Using fluffy or highly textured yarn would be a bit of a waste with this stitch – you need a nice smooth yarn that will show up all the stitches. Select your yarn (you don’t need very much for this small project – the finished bracelet with buttons weighs less than 10g) and a suitably sized hook – here I’ve used bamboo cotton and a 4mm hook. You also need something thicker – the broomstick from the name of the stitch. A thick knitting needle would be perfect because of the tapered point for sliding stitches on and off. I used a 15mm crochet hook. The thicker your “broomstick” the longer the lacy clusters will be.
Step 1. Chain 15 and pick up your “broomstick”.
Step 2. Pull out the loop on the hook and place it over the broomstick. Using your hook work your way down the chain, pulling a loop of yarn through each chain and without twisting it placing it around the broomstick.
Step 3. Once you’ve worked your way down the whole chain you should have 15 loops around the broomstick with a straight chain backbone:
Step 4. Turn the broomstick around so the length of working yarn is at the top. Insert your hook under the first 5 loops on the broomstick as shown below. Yarn over the hook and pull under all 5 loops. Yarn over again and through the single loop on the hook. This is a slip stitch completed just once at the start of every row.
Step 5. *Insert the hook under all 5 loops as before, yarn over the hook and pull under all 5 loops. Yarn over and pull through both loops on the hook. *repeat 4 more times (5 stitches total)
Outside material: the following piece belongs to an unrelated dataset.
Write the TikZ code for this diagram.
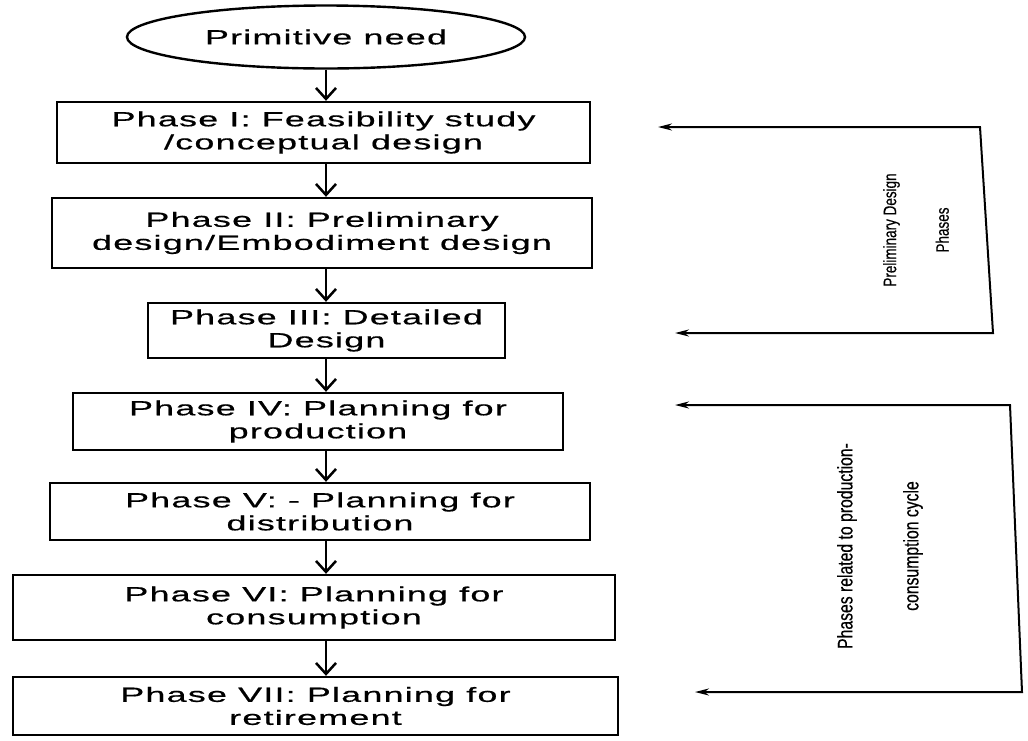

Step 6. Push this group of 5 loops off the end of your broomstick.
Step 7. Repeat steps 5 and 6 for the next group of 5 loops.
Step 8. Repeat steps 5 and 6 for the final 5 loops and remove the work completely from the broomstick.
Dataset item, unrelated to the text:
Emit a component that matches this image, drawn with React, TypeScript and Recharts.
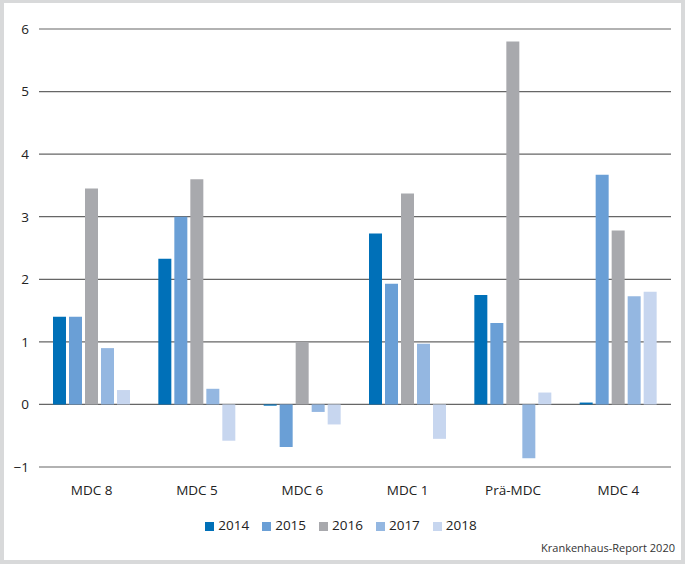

Oh dear – it doesn’t look very lacy and swishy like all those lovely photos you’ve seen does it? Not to worry – pick up the work and hold it vertically so the starting chain is in one hand and the row of stitches you’ve just completed is in the other.
Pull these rows apart to reveal the lovely loopy broomstick stitches. There’s no need to be gentle – the work should be quite solid and able to withstand some tugging. This is where using smooth yarn gives another advantage as straightening it up is much easier. If it’s being stubborn then pull on individual loops to even them up – again don’t worry about being rough – you can always pull them back – nothing will unravel.
Phew! That looks much more like it. Row 1 is complete and you should have 15 stitches.
Step 9. pull out the working loop and put it around the broomstick as you did in step 2. Just like step 2 work your way down the row of stitches pulling loops through the work and putting them on the broomstick.
At the end of the row you should again have 15 loops around the broomstick.
Step 10. Repeat steps 4 to 8 to complete this next row.
Continue repeating this process and after a few rows your work should look something like this:
Continue adding rows until the bracelet fits snugly around your wrist. I needed 9 rows. Fasten off and weave in ends.
You could add another row or two and simply slip stitch the work into a ring for a loose bracelet but I preferred it to be snug and actually think the buttons look good and I wear them facing out. If you want buttons then sew 3 onto the front side of the starting chain end. The loops of your last row will act as button holes.